--- BEGIN RECORDS SUPPLIED ---
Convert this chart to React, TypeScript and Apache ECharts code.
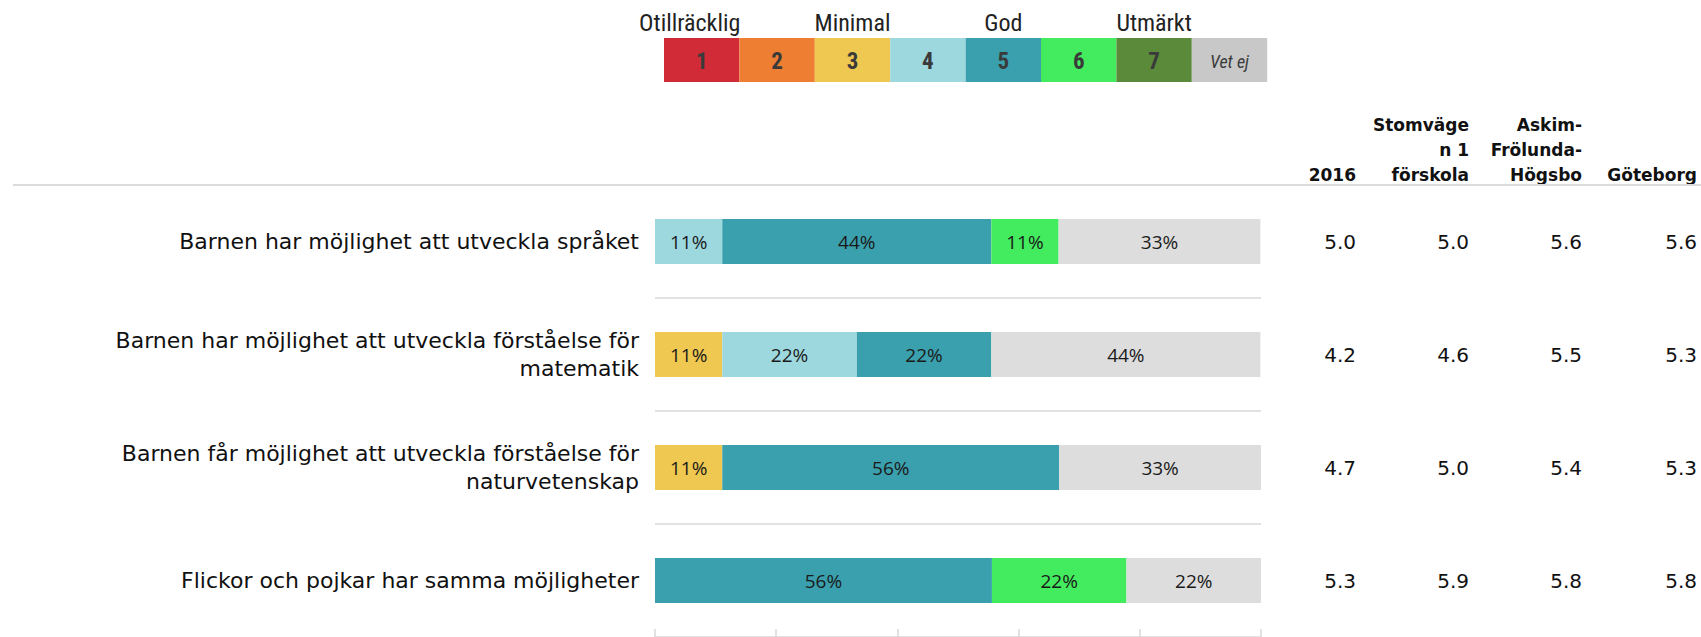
--- END RECORDS SUPPLIED ---
--- BEGIN RECORDS SUPPLIED ---
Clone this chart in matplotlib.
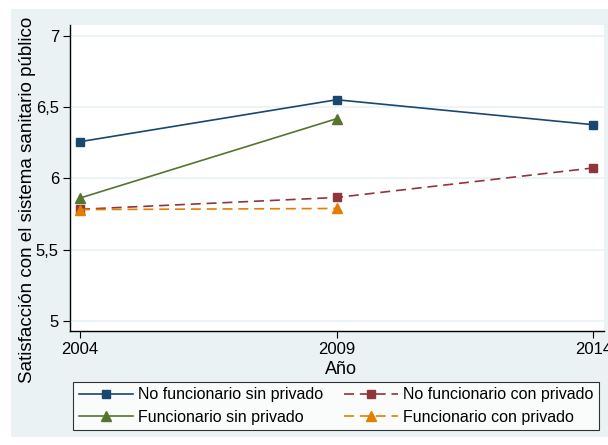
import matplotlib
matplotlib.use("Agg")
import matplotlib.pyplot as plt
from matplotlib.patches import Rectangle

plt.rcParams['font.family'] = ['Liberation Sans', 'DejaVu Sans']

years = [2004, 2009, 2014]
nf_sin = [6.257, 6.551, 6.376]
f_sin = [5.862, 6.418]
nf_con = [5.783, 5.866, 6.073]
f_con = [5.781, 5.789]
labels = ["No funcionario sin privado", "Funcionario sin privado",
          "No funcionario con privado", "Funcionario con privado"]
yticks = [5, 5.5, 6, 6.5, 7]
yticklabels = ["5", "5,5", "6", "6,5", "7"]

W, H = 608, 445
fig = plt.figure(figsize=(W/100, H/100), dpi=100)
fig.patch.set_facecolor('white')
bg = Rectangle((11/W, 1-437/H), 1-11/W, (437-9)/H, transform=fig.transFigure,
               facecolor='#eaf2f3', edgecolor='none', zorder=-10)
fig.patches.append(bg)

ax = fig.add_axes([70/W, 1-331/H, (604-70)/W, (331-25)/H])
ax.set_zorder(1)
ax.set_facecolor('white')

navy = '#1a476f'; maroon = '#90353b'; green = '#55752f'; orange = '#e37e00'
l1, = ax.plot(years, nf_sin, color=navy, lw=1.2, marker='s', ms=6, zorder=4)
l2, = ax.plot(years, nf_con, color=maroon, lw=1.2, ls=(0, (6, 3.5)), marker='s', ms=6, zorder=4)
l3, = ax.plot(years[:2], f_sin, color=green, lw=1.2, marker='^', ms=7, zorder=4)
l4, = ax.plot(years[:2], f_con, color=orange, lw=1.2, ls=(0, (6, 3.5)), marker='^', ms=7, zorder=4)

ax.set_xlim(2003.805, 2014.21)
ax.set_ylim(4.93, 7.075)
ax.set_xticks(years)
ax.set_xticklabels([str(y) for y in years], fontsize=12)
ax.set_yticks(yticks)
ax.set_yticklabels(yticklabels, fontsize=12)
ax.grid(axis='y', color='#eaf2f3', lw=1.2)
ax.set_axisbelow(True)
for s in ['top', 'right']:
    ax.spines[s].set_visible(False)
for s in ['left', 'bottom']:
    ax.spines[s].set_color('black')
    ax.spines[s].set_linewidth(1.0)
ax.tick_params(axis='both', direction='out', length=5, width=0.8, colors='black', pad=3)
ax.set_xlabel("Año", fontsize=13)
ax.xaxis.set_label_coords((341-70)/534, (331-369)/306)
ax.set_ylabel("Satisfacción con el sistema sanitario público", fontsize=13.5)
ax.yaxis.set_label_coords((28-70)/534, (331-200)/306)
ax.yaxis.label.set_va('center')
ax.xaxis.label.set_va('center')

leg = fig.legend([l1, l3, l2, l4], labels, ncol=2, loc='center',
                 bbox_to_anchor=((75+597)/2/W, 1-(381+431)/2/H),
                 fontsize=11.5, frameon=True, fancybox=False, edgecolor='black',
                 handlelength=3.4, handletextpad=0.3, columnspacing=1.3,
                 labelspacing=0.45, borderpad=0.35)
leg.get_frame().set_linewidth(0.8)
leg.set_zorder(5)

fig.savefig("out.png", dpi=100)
--- END RECORDS SUPPLIED ---
--- BEGIN RECORDS SUPPLIED ---
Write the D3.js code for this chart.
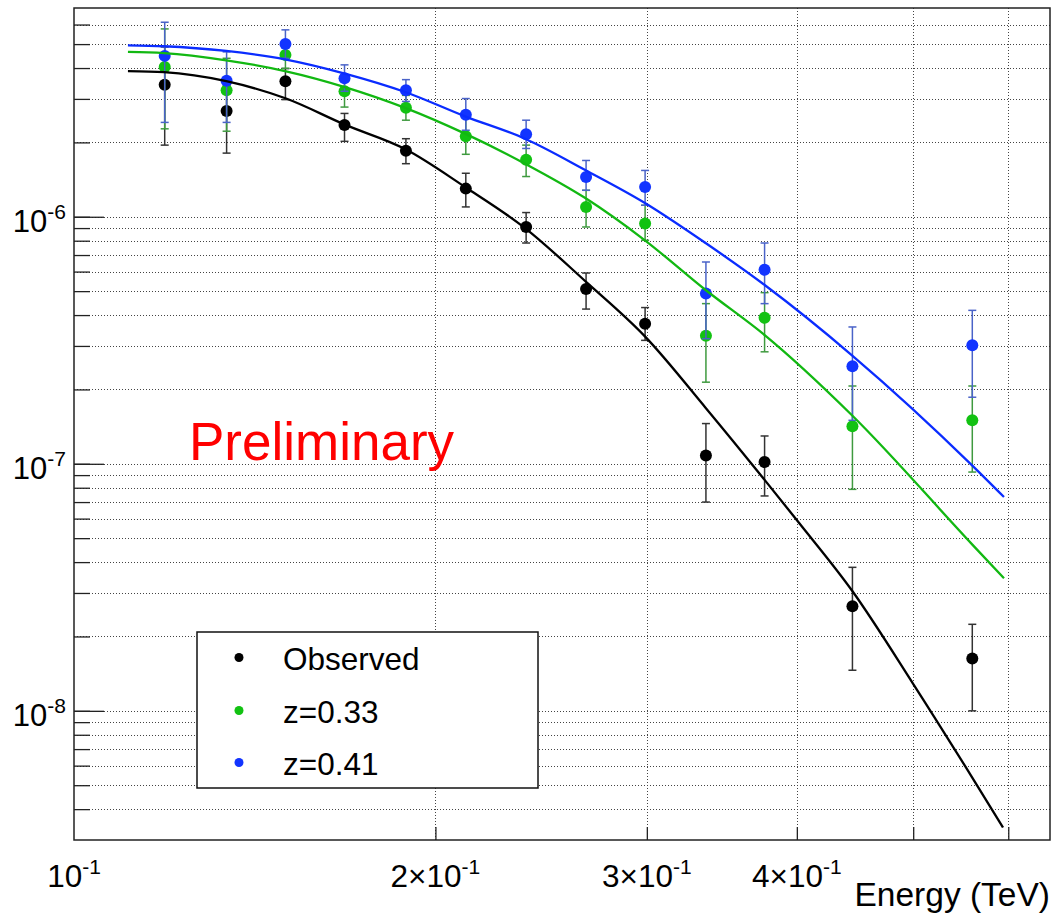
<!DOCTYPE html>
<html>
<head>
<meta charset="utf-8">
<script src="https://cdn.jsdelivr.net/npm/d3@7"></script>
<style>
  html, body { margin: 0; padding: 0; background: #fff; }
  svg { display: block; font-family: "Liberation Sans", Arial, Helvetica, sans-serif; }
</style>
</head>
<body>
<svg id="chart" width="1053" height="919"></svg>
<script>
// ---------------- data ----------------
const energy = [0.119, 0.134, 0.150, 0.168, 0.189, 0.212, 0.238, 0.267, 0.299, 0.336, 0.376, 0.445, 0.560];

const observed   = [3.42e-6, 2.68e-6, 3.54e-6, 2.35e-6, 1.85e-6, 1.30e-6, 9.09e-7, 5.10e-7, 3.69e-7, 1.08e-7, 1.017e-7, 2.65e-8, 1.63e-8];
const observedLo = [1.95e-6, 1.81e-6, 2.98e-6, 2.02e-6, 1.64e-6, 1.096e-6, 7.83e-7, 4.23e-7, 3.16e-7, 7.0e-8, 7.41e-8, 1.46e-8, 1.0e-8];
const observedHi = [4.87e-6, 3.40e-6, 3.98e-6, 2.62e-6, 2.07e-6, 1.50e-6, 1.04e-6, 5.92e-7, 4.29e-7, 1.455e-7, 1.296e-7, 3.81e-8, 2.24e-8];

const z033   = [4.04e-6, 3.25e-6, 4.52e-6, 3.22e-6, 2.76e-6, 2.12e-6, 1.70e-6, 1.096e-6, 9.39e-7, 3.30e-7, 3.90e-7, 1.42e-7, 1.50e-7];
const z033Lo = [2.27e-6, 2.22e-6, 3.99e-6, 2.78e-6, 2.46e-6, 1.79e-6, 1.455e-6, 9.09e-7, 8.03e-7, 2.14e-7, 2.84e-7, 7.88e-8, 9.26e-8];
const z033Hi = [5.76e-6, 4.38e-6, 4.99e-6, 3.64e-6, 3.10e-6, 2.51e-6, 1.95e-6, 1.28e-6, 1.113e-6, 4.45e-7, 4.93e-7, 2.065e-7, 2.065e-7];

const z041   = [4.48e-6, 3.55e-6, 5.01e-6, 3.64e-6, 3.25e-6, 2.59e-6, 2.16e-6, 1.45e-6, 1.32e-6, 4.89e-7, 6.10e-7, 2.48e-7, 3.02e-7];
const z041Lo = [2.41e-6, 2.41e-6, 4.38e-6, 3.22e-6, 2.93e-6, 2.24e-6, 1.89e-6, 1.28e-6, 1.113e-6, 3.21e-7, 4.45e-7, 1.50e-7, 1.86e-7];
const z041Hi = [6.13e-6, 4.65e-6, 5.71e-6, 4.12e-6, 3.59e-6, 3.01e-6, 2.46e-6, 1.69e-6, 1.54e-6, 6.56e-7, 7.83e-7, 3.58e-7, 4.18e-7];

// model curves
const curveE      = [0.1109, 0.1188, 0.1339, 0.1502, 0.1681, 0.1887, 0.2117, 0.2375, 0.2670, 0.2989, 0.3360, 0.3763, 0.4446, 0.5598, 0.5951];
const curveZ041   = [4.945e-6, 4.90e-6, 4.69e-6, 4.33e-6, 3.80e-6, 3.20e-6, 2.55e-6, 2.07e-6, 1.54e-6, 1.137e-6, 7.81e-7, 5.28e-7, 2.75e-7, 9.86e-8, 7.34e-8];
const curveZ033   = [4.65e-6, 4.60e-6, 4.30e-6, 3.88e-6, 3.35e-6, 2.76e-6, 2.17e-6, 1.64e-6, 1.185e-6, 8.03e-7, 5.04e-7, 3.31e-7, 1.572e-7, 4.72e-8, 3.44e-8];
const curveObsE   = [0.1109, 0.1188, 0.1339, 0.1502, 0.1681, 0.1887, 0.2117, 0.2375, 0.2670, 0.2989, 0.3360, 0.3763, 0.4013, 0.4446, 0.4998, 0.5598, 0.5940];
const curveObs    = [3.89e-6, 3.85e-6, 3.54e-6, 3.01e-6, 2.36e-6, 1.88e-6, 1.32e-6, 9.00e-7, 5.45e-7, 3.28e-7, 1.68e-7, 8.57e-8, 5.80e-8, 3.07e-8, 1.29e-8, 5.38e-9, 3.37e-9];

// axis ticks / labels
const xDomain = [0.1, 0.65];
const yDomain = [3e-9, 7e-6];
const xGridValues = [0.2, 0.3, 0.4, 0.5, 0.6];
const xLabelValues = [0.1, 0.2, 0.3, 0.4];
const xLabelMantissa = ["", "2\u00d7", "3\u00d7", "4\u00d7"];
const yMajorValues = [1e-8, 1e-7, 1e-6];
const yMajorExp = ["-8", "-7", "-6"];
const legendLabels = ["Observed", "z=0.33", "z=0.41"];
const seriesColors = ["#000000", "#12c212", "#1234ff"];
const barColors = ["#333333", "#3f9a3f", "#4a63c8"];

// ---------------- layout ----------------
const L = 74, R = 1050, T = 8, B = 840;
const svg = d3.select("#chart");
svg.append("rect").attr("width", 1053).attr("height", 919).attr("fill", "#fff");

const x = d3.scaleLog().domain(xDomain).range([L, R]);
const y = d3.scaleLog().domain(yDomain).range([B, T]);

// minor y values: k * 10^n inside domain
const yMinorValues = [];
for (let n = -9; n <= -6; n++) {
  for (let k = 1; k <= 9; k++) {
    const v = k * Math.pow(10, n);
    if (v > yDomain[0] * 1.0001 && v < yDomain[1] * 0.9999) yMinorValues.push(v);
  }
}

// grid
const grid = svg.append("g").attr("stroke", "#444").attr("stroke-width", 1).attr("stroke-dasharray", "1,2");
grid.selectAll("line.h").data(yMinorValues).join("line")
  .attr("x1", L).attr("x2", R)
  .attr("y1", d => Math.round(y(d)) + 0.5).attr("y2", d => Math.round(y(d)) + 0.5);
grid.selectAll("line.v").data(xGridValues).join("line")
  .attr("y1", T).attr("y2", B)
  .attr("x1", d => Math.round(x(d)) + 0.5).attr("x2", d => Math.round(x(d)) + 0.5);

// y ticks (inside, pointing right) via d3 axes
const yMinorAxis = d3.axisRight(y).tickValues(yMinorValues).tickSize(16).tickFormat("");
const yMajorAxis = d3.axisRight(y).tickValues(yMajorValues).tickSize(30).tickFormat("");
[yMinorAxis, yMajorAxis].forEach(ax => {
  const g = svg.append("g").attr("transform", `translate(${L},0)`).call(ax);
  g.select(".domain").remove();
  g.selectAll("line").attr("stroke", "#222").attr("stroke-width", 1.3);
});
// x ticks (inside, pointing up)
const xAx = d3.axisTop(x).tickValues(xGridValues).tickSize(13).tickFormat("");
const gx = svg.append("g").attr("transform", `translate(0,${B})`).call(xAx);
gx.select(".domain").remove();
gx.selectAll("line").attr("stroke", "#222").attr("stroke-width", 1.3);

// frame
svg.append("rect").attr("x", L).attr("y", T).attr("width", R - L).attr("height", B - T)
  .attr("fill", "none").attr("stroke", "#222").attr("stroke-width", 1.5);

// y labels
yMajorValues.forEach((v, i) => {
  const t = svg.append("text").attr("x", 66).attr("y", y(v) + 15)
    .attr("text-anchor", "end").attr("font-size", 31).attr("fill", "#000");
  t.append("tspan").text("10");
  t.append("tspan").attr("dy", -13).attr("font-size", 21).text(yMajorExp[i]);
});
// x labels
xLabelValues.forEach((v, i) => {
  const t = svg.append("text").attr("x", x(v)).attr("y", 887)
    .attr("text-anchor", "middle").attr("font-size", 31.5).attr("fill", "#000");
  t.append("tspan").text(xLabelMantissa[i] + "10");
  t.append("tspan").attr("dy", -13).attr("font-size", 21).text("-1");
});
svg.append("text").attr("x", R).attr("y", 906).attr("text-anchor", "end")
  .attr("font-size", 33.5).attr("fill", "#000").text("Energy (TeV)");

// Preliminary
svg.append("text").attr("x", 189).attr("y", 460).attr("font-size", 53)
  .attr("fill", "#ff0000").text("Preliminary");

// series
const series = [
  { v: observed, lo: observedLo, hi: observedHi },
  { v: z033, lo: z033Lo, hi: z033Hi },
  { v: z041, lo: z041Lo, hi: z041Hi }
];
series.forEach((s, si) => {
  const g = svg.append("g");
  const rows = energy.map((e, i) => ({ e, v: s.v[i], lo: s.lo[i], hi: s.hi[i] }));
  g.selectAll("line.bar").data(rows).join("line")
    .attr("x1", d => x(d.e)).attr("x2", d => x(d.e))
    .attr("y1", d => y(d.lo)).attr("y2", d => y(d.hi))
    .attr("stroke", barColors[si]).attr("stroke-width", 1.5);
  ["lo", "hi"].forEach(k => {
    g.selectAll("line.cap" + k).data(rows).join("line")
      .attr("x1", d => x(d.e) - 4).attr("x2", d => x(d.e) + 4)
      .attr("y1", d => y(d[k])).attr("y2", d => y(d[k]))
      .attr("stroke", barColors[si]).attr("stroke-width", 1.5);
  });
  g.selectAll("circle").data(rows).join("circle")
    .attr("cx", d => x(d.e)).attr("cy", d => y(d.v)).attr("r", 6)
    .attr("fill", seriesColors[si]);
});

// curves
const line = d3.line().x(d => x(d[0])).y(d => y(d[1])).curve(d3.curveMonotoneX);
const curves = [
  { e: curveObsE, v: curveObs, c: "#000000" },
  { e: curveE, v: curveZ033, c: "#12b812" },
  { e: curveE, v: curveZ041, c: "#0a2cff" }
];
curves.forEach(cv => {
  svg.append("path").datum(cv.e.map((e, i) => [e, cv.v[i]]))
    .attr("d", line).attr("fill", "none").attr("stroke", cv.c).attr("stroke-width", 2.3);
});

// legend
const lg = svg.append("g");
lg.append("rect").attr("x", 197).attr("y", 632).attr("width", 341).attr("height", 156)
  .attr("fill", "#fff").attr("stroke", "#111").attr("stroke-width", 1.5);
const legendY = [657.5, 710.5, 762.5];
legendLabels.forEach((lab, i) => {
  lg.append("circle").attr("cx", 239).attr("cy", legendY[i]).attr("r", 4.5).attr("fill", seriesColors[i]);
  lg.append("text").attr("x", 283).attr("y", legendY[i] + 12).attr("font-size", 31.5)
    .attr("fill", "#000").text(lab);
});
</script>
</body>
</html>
--- END RECORDS SUPPLIED ---
=== SHORT PROBLEM ===
Do not include pictures. Give again exactly the lines starting at the one with "Clone this chart in matplotlib." and ending at the one with "3.5)), marker='^', ms=7, zorder=4)", both included.

=== ANSWER BELOW ===
Clone this chart in matplotlib.
import matplotlib
matplotlib.use("Agg")
import matplotlib.pyplot as plt
from matplotlib.patches import Rectangle

plt.rcParams['font.family'] = ['Liberation Sans', 'DejaVu Sans']

years = [2004, 2009, 2014]
nf_sin = [6.257, 6.551, 6.376]
f_sin = [5.862, 6.418]
nf_con = [5.783, 5.866, 6.073]
f_con = [5.781, 5.789]
labels = ["No funcionario sin privado", "Funcionario sin privado",
          "No funcionario con privado", "Funcionario con privado"]
yticks = [5, 5.5, 6, 6.5, 7]
yticklabels = ["5", "5,5", "6", "6,5", "7"]

W, H = 608, 445
fig = plt.figure(figsize=(W/100, H/100), dpi=100)
fig.patch.set_facecolor('white')
bg = Rectangle((11/W, 1-437/H), 1-11/W, (437-9)/H, transform=fig.transFigure,
               facecolor='#eaf2f3', edgecolor='none', zorder=-10)
fig.patches.append(bg)

ax = fig.add_axes([70/W, 1-331/H, (604-70)/W, (331-25)/H])
ax.set_zorder(1)
ax.set_facecolor('white')

navy = '#1a476f'; maroon = '#90353b'; green = '#55752f'; orange = '#e37e00'
l1, = ax.plot(years, nf_sin, color=navy, lw=1.2, marker='s', ms=6, zorder=4)
l2, = ax.plot(years, nf_con, color=maroon, lw=1.2, ls=(0, (6, 3.5)), marker='s', ms=6, zorder=4)
l3, = ax.plot(years[:2], f_sin, color=green, lw=1.2, marker='^', ms=7, zorder=4)
l4, = ax.plot(years[:2], f_con, color=orange, lw=1.2, ls=(0, (6, 3.5)), marker='^', ms=7, zorder=4)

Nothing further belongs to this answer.